CREATE INDEX idx_audit_metadata ON audit_log USING GIN(metadata);

Query: “every action user X did in the last 30 days”:

SELECT * FROM audit_log 
WHERE actor_id = 'xxx' 
  AND timestamp > NOW() - INTERVAL '30 days'
ORDER BY timestamp DESC;

With the right indexes, that’s milliseconds.

Partitioning: 1M+ rows

Once the audit log is over 10M rows, partition. PostgreSQL native partitioning:

CREATE TABLE audit_log (
    ...
) PARTITION BY RANGE (timestamp);

CREATE TABLE audit_log_2026_01 PARTITION OF audit_log
    FOR VALUES FROM ('2026-01-01') TO ('2026-02-01');
CREATE TABLE audit_log_2026_02 PARTITION OF audit_log
    FOR VALUES FROM ('2026-02-01') TO ('2026-03-01');

One partition per month. Old partitions migrate to cold storage, recent ones keep writes fast.

The pg_partman extension automates partition management.

Retention and archive

How long do you keep it? Regulation dependent:

• GDPR: personal data, minimise
• HIPAA: 6 years for healthcare records
• PCI-DSS: 1 year (payment-related)
• SOX: 7 years (financial-related)

Hot storage (active in DB): last 90 days
Warm storage (S3 Glacier or cold DB): two years
Cold storage (tape, archive): 7 to 10 years

Archiving pipeline:

1. Monthly partitions live in hot storage
2. After 90 days, export to warm (Parquet files in S3)
3. After two years, move to Glacier
4. After 10 years, delete (regulation-dependent)

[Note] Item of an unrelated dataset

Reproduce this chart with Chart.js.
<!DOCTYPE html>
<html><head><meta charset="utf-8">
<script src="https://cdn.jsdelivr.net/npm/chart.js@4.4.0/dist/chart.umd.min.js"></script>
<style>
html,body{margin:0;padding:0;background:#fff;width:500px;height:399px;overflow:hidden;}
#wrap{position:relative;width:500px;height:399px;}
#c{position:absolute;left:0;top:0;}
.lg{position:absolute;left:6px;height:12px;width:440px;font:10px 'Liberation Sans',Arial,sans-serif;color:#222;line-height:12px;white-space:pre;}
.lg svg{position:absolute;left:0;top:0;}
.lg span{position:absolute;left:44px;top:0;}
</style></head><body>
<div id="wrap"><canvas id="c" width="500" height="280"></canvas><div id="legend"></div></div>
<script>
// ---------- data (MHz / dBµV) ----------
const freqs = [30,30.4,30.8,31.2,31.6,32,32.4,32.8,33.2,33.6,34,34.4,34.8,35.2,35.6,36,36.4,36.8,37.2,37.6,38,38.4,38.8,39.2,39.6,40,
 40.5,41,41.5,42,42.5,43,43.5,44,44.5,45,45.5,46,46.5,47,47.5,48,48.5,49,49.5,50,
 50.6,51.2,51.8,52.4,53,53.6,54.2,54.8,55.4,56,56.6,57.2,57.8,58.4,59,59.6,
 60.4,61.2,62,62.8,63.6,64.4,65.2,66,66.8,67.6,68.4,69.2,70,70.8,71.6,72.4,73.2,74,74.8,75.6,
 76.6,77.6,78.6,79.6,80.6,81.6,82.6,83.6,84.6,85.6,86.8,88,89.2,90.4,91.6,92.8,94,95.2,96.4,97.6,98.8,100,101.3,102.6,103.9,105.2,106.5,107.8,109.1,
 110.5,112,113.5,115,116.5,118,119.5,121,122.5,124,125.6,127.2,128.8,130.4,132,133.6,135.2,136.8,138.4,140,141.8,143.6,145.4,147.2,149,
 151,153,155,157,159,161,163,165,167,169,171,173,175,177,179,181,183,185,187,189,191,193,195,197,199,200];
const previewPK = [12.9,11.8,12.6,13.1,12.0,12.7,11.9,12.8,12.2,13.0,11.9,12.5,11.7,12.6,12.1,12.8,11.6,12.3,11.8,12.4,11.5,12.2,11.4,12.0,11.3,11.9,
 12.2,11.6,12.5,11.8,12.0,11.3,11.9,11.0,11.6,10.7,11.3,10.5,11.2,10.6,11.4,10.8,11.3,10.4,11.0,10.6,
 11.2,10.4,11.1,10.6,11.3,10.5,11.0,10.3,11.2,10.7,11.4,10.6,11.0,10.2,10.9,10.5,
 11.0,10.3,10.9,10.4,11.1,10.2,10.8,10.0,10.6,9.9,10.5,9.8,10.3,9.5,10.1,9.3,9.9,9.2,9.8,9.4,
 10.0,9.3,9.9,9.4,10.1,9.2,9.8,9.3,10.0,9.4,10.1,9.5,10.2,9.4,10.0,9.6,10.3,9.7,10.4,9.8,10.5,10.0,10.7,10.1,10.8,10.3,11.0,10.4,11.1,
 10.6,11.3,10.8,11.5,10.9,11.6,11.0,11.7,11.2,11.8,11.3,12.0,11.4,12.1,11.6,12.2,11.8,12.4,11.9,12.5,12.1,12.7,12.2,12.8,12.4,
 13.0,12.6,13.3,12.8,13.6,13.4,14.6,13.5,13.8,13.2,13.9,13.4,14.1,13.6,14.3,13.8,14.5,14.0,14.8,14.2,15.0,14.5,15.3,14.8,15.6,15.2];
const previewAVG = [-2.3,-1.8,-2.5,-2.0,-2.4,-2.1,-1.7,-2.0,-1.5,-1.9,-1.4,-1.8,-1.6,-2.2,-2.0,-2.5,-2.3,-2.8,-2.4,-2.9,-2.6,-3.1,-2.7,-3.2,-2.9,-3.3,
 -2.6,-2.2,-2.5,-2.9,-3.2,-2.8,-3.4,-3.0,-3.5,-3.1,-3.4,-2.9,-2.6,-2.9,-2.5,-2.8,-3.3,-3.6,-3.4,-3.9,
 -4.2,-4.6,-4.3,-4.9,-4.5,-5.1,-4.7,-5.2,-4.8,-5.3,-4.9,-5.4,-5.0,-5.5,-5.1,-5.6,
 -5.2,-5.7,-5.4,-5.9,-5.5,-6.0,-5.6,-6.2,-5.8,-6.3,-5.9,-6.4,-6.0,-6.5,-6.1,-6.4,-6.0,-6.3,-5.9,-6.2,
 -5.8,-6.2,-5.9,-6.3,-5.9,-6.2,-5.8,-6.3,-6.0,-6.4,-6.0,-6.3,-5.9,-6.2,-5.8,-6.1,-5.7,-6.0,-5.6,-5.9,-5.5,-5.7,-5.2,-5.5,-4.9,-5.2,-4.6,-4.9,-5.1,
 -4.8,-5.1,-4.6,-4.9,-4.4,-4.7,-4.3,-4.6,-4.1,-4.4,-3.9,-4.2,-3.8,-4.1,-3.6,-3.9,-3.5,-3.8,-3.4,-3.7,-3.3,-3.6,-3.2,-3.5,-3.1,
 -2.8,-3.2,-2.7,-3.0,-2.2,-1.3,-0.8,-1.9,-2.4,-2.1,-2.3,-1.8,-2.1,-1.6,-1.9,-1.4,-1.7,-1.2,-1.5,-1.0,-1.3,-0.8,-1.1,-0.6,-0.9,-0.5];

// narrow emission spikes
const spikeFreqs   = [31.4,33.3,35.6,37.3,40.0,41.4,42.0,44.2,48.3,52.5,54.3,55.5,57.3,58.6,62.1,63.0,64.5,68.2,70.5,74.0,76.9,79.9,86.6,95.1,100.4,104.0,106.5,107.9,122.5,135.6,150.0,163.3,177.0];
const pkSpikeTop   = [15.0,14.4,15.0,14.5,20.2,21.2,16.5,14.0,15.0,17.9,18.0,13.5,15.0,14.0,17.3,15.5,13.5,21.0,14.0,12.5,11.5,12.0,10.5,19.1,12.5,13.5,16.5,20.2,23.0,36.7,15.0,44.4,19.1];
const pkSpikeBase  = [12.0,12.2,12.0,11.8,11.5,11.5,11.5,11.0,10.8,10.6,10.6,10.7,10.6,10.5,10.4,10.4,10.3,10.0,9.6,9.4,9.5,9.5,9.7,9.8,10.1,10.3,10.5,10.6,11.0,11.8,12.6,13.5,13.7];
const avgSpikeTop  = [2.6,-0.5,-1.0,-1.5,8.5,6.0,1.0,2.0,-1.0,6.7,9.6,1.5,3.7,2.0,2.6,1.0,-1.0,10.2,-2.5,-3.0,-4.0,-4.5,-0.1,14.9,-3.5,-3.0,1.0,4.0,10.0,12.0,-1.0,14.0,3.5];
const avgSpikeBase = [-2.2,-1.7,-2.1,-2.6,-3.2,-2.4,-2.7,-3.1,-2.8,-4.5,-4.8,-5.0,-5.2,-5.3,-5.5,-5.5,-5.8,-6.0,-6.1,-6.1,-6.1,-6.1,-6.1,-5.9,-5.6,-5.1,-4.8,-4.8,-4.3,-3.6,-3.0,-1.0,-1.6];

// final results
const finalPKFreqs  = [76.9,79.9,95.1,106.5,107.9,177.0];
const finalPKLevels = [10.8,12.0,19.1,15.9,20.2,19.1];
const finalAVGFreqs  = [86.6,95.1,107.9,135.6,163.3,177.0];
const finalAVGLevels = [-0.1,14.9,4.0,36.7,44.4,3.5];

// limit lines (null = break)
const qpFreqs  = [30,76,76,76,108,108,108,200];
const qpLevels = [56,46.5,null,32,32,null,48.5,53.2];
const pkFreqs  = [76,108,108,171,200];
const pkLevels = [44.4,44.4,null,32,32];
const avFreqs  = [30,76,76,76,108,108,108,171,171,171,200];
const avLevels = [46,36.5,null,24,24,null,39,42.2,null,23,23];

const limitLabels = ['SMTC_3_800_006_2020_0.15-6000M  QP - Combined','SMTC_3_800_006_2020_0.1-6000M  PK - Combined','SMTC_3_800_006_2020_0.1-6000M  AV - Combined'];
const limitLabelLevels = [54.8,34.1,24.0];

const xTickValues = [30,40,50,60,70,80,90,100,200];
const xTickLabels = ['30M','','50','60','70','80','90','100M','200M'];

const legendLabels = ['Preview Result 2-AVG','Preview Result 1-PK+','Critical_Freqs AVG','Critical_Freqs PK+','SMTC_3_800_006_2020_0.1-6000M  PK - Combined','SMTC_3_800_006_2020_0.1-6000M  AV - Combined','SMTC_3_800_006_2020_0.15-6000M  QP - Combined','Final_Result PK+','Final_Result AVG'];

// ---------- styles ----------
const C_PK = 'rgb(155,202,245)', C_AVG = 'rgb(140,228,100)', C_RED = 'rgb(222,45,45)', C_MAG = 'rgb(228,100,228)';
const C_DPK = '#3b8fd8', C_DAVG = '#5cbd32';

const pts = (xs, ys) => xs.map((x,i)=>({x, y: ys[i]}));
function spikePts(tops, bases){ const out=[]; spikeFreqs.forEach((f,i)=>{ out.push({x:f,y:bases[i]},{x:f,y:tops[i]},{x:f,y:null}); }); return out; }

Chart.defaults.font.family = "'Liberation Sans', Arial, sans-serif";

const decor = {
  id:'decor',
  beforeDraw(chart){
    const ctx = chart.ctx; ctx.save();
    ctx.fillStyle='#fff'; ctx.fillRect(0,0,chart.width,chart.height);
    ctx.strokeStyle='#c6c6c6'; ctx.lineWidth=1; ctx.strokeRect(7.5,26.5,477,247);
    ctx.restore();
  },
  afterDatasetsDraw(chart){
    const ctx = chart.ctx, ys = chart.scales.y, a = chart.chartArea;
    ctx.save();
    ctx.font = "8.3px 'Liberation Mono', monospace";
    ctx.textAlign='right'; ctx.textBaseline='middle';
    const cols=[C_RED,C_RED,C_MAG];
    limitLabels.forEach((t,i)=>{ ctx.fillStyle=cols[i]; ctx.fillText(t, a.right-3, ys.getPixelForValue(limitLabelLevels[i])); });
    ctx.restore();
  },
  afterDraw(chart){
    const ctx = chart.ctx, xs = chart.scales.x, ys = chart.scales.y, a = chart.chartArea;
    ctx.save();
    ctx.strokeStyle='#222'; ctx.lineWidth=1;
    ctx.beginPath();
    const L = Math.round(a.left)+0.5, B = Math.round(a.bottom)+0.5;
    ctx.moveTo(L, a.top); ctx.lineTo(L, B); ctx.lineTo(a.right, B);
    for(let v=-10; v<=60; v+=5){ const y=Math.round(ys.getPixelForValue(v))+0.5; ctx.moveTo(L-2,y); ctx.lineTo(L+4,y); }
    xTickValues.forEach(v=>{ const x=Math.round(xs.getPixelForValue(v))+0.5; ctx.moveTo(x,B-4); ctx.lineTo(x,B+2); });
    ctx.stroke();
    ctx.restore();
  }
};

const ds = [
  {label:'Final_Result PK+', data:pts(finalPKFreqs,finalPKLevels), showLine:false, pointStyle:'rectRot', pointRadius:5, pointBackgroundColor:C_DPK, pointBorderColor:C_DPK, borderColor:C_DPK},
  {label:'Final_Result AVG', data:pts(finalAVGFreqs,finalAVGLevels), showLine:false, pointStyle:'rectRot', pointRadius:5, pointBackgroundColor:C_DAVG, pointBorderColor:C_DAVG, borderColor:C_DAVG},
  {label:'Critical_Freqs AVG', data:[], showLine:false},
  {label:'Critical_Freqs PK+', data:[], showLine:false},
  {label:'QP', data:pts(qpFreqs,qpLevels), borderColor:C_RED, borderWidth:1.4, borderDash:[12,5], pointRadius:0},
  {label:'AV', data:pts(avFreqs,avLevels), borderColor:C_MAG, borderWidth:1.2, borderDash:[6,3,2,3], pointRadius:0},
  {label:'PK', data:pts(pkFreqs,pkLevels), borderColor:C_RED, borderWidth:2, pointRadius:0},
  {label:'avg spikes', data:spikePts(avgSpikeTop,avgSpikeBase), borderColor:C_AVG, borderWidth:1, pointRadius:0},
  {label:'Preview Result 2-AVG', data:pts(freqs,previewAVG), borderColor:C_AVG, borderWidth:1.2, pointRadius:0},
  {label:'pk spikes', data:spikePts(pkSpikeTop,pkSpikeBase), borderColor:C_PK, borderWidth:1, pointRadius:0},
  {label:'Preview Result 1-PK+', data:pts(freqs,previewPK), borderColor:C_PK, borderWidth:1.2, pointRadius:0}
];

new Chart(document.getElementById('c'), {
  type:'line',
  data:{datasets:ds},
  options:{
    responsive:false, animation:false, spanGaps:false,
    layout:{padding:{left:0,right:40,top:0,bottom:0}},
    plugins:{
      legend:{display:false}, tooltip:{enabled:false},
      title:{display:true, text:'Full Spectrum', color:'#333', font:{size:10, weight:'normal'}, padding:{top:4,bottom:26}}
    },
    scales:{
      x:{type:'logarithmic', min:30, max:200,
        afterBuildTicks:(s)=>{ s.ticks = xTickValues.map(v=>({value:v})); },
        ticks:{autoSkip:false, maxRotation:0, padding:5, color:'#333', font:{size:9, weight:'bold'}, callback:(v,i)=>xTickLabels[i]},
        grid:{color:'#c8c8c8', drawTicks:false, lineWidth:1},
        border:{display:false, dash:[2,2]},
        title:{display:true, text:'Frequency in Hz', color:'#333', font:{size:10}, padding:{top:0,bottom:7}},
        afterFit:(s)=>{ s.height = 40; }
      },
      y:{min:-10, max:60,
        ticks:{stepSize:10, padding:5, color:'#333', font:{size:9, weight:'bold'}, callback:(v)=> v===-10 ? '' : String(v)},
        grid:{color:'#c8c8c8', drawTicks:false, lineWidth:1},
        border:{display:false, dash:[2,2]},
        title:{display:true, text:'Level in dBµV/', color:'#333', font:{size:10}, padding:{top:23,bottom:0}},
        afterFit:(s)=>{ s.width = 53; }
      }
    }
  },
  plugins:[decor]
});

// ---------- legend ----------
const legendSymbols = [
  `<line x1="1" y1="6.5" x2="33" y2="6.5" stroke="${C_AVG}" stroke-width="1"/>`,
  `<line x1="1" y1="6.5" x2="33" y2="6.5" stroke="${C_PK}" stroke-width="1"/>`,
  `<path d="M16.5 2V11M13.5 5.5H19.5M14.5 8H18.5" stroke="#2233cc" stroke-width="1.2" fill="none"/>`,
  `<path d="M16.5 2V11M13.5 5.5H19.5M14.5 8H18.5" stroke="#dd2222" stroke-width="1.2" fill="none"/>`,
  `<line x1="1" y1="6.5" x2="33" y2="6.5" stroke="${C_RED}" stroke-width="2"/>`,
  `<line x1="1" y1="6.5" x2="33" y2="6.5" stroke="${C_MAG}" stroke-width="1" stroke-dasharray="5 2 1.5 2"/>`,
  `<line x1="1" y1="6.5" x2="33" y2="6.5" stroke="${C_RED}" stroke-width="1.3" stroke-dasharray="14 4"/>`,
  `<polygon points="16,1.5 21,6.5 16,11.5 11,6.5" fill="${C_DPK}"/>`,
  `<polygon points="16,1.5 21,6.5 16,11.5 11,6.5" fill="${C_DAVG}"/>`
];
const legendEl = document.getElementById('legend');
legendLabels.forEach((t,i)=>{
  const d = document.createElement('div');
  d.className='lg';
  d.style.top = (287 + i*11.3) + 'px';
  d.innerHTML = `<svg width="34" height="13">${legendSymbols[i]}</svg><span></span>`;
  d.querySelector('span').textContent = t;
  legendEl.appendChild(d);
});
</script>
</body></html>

Admin UI: an unused audit log is a waste

An audit log nobody reads is waste. You need an admin UI:

• Timeline view: history for a user or resource
• Filters: action type, actor, date range
• CSV export
• Diff view: before vs after state side by side
• Alerting: suspicious patterns (multiple failed logins, bulk sensitive data export)

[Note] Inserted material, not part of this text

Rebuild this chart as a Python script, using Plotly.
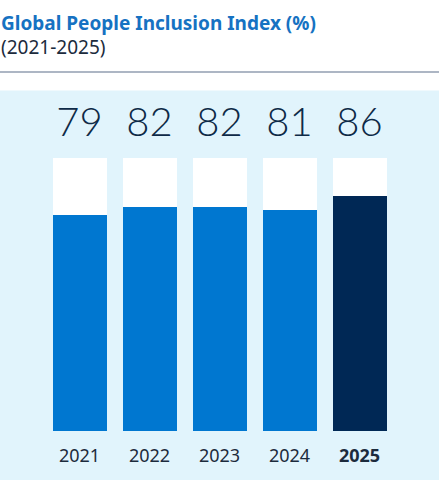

Without a built-in log viewer, the system isn’t really audited. Admins won’t grep through 500K rows.

Forensic patterns

Incident investigation:

“Account compromised”: login history, IP changes, unusual actions for the user.

“Data leak”: who exported, who did bulk reads in the last 90 days.

“Settings changed maliciously”: configuration change history, who did it.

“Shadow IT”: writes from accounts outside the system accounts.

Have query templates ready. The first 10 minutes of a crisis shouldn’t be “where do I look?”

A note on immutability

Audit logs are immutable, but users have the right to erasure (GDPR). How do you reconcile the two?

Answer: don’t store PII directly in the audit log. Store reference IDs. When the user account is deleted, the reference still works but the PII connections go away.

before_state: {"user_id": "12345", "action": "role_changed"}
-- user_id 12345 was later anonymised to 'deleted-user-12345'

The audit trail is intact, the PII is gone.

Cost optimisation

Audit logs take up serious space. Cost optimisation:

• Use compressed text instead of JSONB if you never search inside it
• Don’t deduplicate action entries (you’d break the audit trail, but at the application layer, identical request IDs can be deduped)
• Regular partitioning and archiving
• Cold storage is cheap (S3 Glacier)

On one fintech the audit log hot storage was 50 GB, annual archive 800 GB, total cost about $40/month. Regulation made it mandatory, so the cost is fine.

Closing thought

The audit log is the feature that saves the day. Until the first incident, you wonder why you bothered. After the first incident, you’re glad you did.

Minimum viable audit log:
– Append-only table
– Hash chain tamper detection
– Actor plus resource plus timestamp plus before/after JSONB
– Admin viewer UI
– Retention policy

Shipping a complex system to production without these five is a risk. Even when compliance doesn’t demand it, you’ll value it during an incident.